### Description of the task
Give the material once more, word for word, without any images.

### Supplied data

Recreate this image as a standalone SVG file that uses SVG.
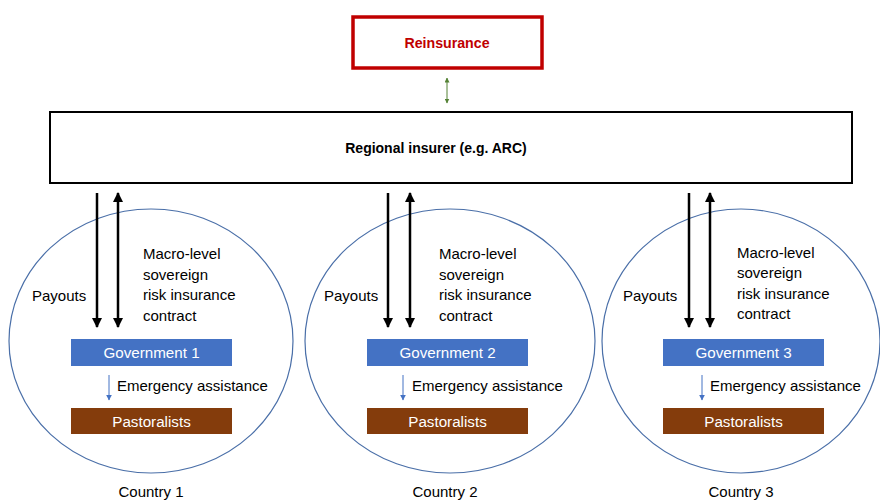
<svg xmlns="http://www.w3.org/2000/svg" width="880" height="501" viewBox="0 0 880 501">
  <style>
    text { font-family: "Liberation Sans", Arial, sans-serif; }
    .lbl { font-size: 15px; fill: #000; }
    .box-lbl { font-size: 15.2px; fill: #fff; text-anchor: middle; }
    .gov { fill: #4472C4; }
    .past { fill: #843C0C; }
    .country { fill: none; stroke: #4A6FA8; stroke-width: 1.2; }
    .flow { stroke: #000; stroke-width: 2.5; fill: none; }
    .aid { stroke: #4472C4; stroke-width: 1; fill: none; }
  </style>
  <defs>
    <marker id="blk" viewBox="0 0 10 10" refX="9" refY="5" markerWidth="4" markerHeight="4" orient="auto-start-reverse" markerUnits="strokeWidth">
      <path d="M0,0 L10,5 L0,10 z" fill="#000"/>
    </marker>
    <marker id="blu" viewBox="0 0 10 10" refX="9" refY="5" markerWidth="6" markerHeight="6" orient="auto" markerUnits="strokeWidth">
      <path d="M0,0 L10,5 L0,10 z" fill="#4472C4"/>
    </marker>
    <marker id="grn" viewBox="0 0 10 10" refX="9" refY="5" markerWidth="5" markerHeight="5" orient="auto-start-reverse" markerUnits="strokeWidth">
      <path d="M0,0 L10,5 L0,10 z" fill="#548235"/>
    </marker>
  </defs>

  <rect width="880" height="501" fill="#fff"/>

  <!-- country ellipses -->
  <g id="country1">
    <ellipse class="country" cx="151" cy="341" rx="142" ry="132"/>
    <text class="lbl" x="151" y="497" text-anchor="middle">Country 1</text>
  </g>
  <g id="country2">
    <ellipse class="country" cx="450" cy="341" rx="145" ry="132"/>
    <text class="lbl" x="445" y="497" text-anchor="middle">Country 2</text>
  </g>
  <g id="country3">
    <ellipse class="country" cx="741" cy="341" rx="139" ry="132"/>
    <text class="lbl" x="741" y="497" text-anchor="middle">Country 3</text>
  </g>

  <!-- top level -->
  <g id="reinsurance">
    <rect x="353" y="17" width="189" height="51" fill="#fff" stroke="#C00000" stroke-width="3.5"/>
    <text x="447" y="48" text-anchor="middle" font-size="14.2" font-weight="bold" fill="#C00000">Reinsurance</text>
  </g>
  <g id="regional-insurer">
    <rect x="50" y="112" width="802" height="71" fill="#fff" stroke="#000" stroke-width="2"/>
    <text x="436" y="153" text-anchor="middle" font-size="14" font-weight="bold" fill="#000">Regional insurer (e.g. ARC)</text>
  </g>

  <!-- government / pastoralist boxes -->
  <g id="gov1"><rect class="gov" x="71" y="339" width="161" height="27"/><text class="box-lbl" x="151.5" y="358">Government 1</text></g>
  <g id="past1"><rect class="past" x="71" y="408" width="161" height="26"/><text class="box-lbl" x="151.5" y="426.5">Pastoralists</text></g>
  <g id="gov2"><rect class="gov" x="367" y="339" width="161" height="27"/><text class="box-lbl" x="447.5" y="358">Government 2</text></g>
  <g id="past2"><rect class="past" x="367" y="408" width="161" height="26"/><text class="box-lbl" x="447.5" y="426.5">Pastoralists</text></g>
  <g id="gov3"><rect class="gov" x="663" y="339" width="161" height="27"/><text class="box-lbl" x="743.5" y="358">Government 3</text></g>
  <g id="past3"><rect class="past" x="663" y="408" width="161" height="26"/><text class="box-lbl" x="743.5" y="426.5">Pastoralists</text></g>

  <!-- connectors -->
  <g id="connectors">
    <line x1="447" y1="78" x2="447" y2="103" stroke="#548235" stroke-width="1" marker-start="url(#grn)" marker-end="url(#grn)"/>

    <line class="flow" x1="97" y1="193" x2="97" y2="327" marker-end="url(#blk)"/>
    <line class="flow" x1="118" y1="193" x2="118" y2="327" marker-start="url(#blk)" marker-end="url(#blk)"/>
    <line class="flow" x1="388" y1="193" x2="388" y2="327" marker-end="url(#blk)"/>
    <line class="flow" x1="410" y1="193" x2="410" y2="327" marker-start="url(#blk)" marker-end="url(#blk)"/>
    <line class="flow" x1="689" y1="193" x2="689" y2="327" marker-end="url(#blk)"/>
    <line class="flow" x1="710" y1="193" x2="710" y2="327" marker-start="url(#blk)" marker-end="url(#blk)"/>

    <line class="aid" x1="109" y1="375" x2="109" y2="400" marker-end="url(#blu)"/>
    <line class="aid" x1="403" y1="375" x2="403" y2="400" marker-end="url(#blu)"/>
    <line class="aid" x1="702" y1="375" x2="702" y2="400" marker-end="url(#blu)"/>
  </g>

  <!-- connector labels -->
  <g id="labels1">
    <text class="lbl" x="32" y="301">Payouts</text>
    <text class="lbl" x="143" y="259">Macro-level</text>
    <text class="lbl" x="143" y="280">sovereign</text>
    <text class="lbl" x="143" y="300">risk insurance</text>
    <text class="lbl" x="143" y="321">contract</text>
    <text class="lbl" x="117" y="391">Emergency assistance</text>
  </g>
  <g id="labels2">
    <text class="lbl" x="324" y="301">Payouts</text>
    <text class="lbl" x="439" y="259">Macro-level</text>
    <text class="lbl" x="439" y="280">sovereign</text>
    <text class="lbl" x="439" y="300">risk insurance</text>
    <text class="lbl" x="439" y="321">contract</text>
    <text class="lbl" x="412" y="391">Emergency assistance</text>
  </g>
  <g id="labels3">
    <text class="lbl" x="623" y="301">Payouts</text>
    <text class="lbl" x="737" y="258">Macro-level</text>
    <text class="lbl" x="737" y="278">sovereign</text>
    <text class="lbl" x="737" y="299">risk insurance</text>
    <text class="lbl" x="737" y="319">contract</text>
    <text class="lbl" x="710" y="391">Emergency assistance</text>
  </g>
</svg>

### Problem solution
Recreate this image as a standalone SVG file that uses SVG.
<svg xmlns="http://www.w3.org/2000/svg" width="880" height="501" viewBox="0 0 880 501">
  <style>
    text { font-family: "Liberation Sans", Arial, sans-serif; }
    .lbl { font-size: 15px; fill: #000; }
    .box-lbl { font-size: 15.2px; fill: #fff; text-anchor: middle; }
    .gov { fill: #4472C4; }
    .past { fill: #843C0C; }
    .country { fill: none; stroke: #4A6FA8; stroke-width: 1.2; }
    .flow { stroke: #000; stroke-width: 2.5; fill: none; }
    .aid { stroke: #4472C4; stroke-width: 1; fill: none; }
  </style>
  <defs>
    <marker id="blk" viewBox="0 0 10 10" refX="9" refY="5" markerWidth="4" markerHeight="4" orient="auto-start-reverse" markerUnits="strokeWidth">
      <path d="M0,0 L10,5 L0,10 z" fill="#000"/>
    </marker>
    <marker id="blu" viewBox="0 0 10 10" refX="9" refY="5" markerWidth="6" markerHeight="6" orient="auto" markerUnits="strokeWidth">
      <path d="M0,0 L10,5 L0,10 z" fill="#4472C4"/>
    </marker>
    <marker id="grn" viewBox="0 0 10 10" refX="9" refY="5" markerWidth="5" markerHeight="5" orient="auto-start-reverse" markerUnits="strokeWidth">
      <path d="M0,0 L10,5 L0,10 z" fill="#548235"/>
    </marker>
  </defs>

  <rect width="880" height="501" fill="#fff"/>

  <!-- country ellipses -->
  <g id="country1">
    <ellipse class="country" cx="151" cy="341" rx="142" ry="132"/>
    <text class="lbl" x="151" y="497" text-anchor="middle">Country 1</text>
  </g>
  <g id="country2">
    <ellipse class="country" cx="450" cy="341" rx="145" ry="132"/>
    <text class="lbl" x="445" y="497" text-anchor="middle">Country 2</text>
  </g>
  <g id="country3">
    <ellipse class="country" cx="741" cy="341" rx="139" ry="132"/>
    <text class="lbl" x="741" y="497" text-anchor="middle">Country 3</text>
  </g>

  <!-- top level -->
  <g id="reinsurance">
    <rect x="353" y="17" width="189" height="51" fill="#fff" stroke="#C00000" stroke-width="3.5"/>
    <text x="447" y="48" text-anchor="middle" font-size="14.2" font-weight="bold" fill="#C00000">Reinsurance</text>
  </g>
  <g id="regional-insurer">
    <rect x="50" y="112" width="802" height="71" fill="#fff" stroke="#000" stroke-width="2"/>
    <text x="436" y="153" text-anchor="middle" font-size="14" font-weight="bold" fill="#000">Regional insurer (e.g. ARC)</text>
  </g>

  <!-- government / pastoralist boxes -->
  <g id="gov1"><rect class="gov" x="71" y="339" width="161" height="27"/><text class="box-lbl" x="151.5" y="358">Government 1</text></g>
  <g id="past1"><rect class="past" x="71" y="408" width="161" height="26"/><text class="box-lbl" x="151.5" y="426.5">Pastoralists</text></g>
  <g id="gov2"><rect class="gov" x="367" y="339" width="161" height="27"/><text class="box-lbl" x="447.5" y="358">Government 2</text></g>
  <g id="past2"><rect class="past" x="367" y="408" width="161" height="26"/><text class="box-lbl" x="447.5" y="426.5">Pastoralists</text></g>
  <g id="gov3"><rect class="gov" x="663" y="339" width="161" height="27"/><text class="box-lbl" x="743.5" y="358">Government 3</text></g>
  <g id="past3"><rect class="past" x="663" y="408" width="161" height="26"/><text class="box-lbl" x="743.5" y="426.5">Pastoralists</text></g>

  <!-- connectors -->
  <g id="connectors">
    <line x1="447" y1="78" x2="447" y2="103" stroke="#548235" stroke-width="1" marker-start="url(#grn)" marker-end="url(#grn)"/>

    <line class="flow" x1="97" y1="193" x2="97" y2="327" marker-end="url(#blk)"/>
    <line class="flow" x1="118" y1="193" x2="118" y2="327" marker-start="url(#blk)" marker-end="url(#blk)"/>
    <line class="flow" x1="388" y1="193" x2="388" y2="327" marker-end="url(#blk)"/>
    <line class="flow" x1="410" y1="193" x2="410" y2="327" marker-start="url(#blk)" marker-end="url(#blk)"/>
    <line class="flow" x1="689" y1="193" x2="689" y2="327" marker-end="url(#blk)"/>
    <line class="flow" x1="710" y1="193" x2="710" y2="327" marker-start="url(#blk)" marker-end="url(#blk)"/>

    <line class="aid" x1="109" y1="375" x2="109" y2="400" marker-end="url(#blu)"/>
    <line class="aid" x1="403" y1="375" x2="403" y2="400" marker-end="url(#blu)"/>
    <line class="aid" x1="702" y1="375" x2="702" y2="400" marker-end="url(#blu)"/>
  </g>

  <!-- connector labels -->
  <g id="labels1">
    <text class="lbl" x="32" y="301">Payouts</text>
    <text class="lbl" x="143" y="259">Macro-level</text>
    <text class="lbl" x="143" y="280">sovereign</text>
    <text class="lbl" x="143" y="300">risk insurance</text>
    <text class="lbl" x="143" y="321">contract</text>
    <text class="lbl" x="117" y="391">Emergency assistance</text>
  </g>
  <g id="labels2">
    <text class="lbl" x="324" y="301">Payouts</text>
    <text class="lbl" x="439" y="259">Macro-level</text>
    <text class="lbl" x="439" y="280">sovereign</text>
    <text class="lbl" x="439" y="300">risk insurance</text>
    <text class="lbl" x="439" y="321">contract</text>
    <text class="lbl" x="412" y="391">Emergency assistance</text>
  </g>
  <g id="labels3">
    <text class="lbl" x="623" y="301">Payouts</text>
    <text class="lbl" x="737" y="258">Macro-level</text>
    <text class="lbl" x="737" y="278">sovereign</text>
    <text class="lbl" x="737" y="299">risk insurance</text>
    <text class="lbl" x="737" y="319">contract</text>
    <text class="lbl" x="710" y="391">Emergency assistance</text>
  </g>
</svg>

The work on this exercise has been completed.